The following is a good example of what I might come up with on this online journal, this blog, as all the hipsters are calling it. A friend of mine told me I should do more analysis on Nef. R, more depth. There will be time in the future for long-winded manifestos and for some "heavy rotation" features, features like "Music Picks of the Week" or the like. I'm still getting my sea legs, and sometimes this site will reflect what is on the "Mr. Bobo's Table" of my brain. If you go to political blogs at all you'll notice that almost every entry is like an Op-Ed piece within your local paper: What is a hot topic, and what do I want to say about it? There is too much of that already in the blogosphere. I strongly feel there is always room for nonsense, and Jello as well. (If you're scratching your head over the ref. to one Mr. Bobo, then you didn't watch enough Cheers)
The item that caught my eye today is the new LEGO/Star Wars video game. Yes, I'm one of those men in their mid-30's that cannot shed their video game roots - and why should I? If you were a boy lucky enough to come of age when the Atari 2600 was THE holiday gift, and the Combat game seemed as detailed and rich as today's military training programs, then you know where I'm coming from. I have watched the latest renaissance with joy. With XBox Live I can play some snot-nosed Midwestern kid - a real-time human opponent - in FIFA soccer while sitting on my couch and eating my Mixed Berry gummies. That is quite a leap.
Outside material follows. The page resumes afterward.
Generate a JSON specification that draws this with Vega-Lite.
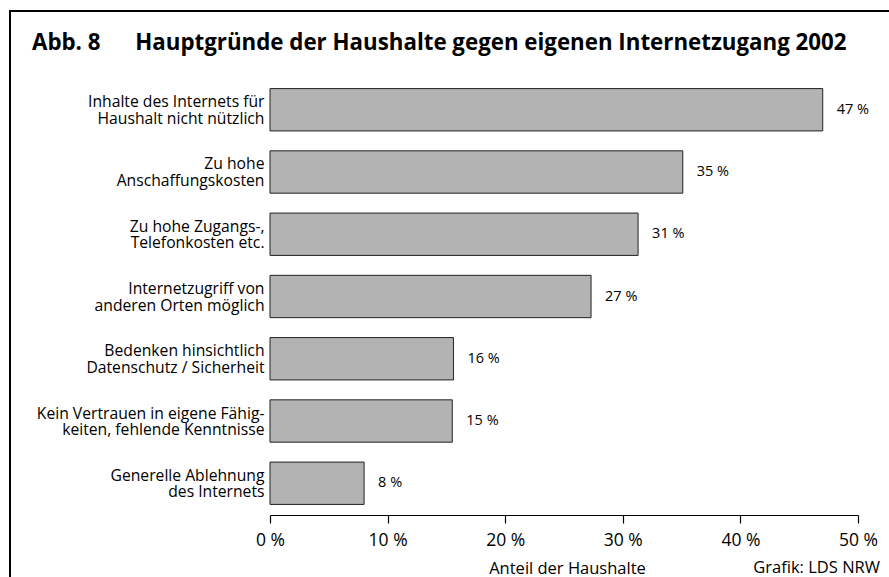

The "creative" team in question decided to make a video game for the latest consoles featuring on-screen characters (see screenshot above) that appear exactly as real LEGO people appear : little overweight midgets with 3-D horseshoe hands and a facial expression that suggests mild retardation. Supposedly these little Life Goes On Jedi Masters not only fit the graphical world of Star Wars but also comfort the little tyke playing this adventure with soothing, familiar icons. Even the cool spaceships that exist in this galaxy far, far away are limited to the Lego block system...who knew? Why not just chuck the Lego license entirely and pay the graphic artists to create vivid player characters that fill your screen with color and detail but tone down the violence and sell it as a G-rated kids Star Wars game? No, lets just give 'em some of the same plastic shit they get out of the box.
Perhaps this works on some level. I don't know. They call it "kid-friendly" in the one of the taglines. How about this one : "We've imagined the plastic for you."
UPDATE: A friend with an MBA tells me that this is good marketing at work. He is probably right, and the game will sell well. I still think the kids would rather look at the kind of visuals that they can see in their heads using a little imagination, not the plastic little man in their hands.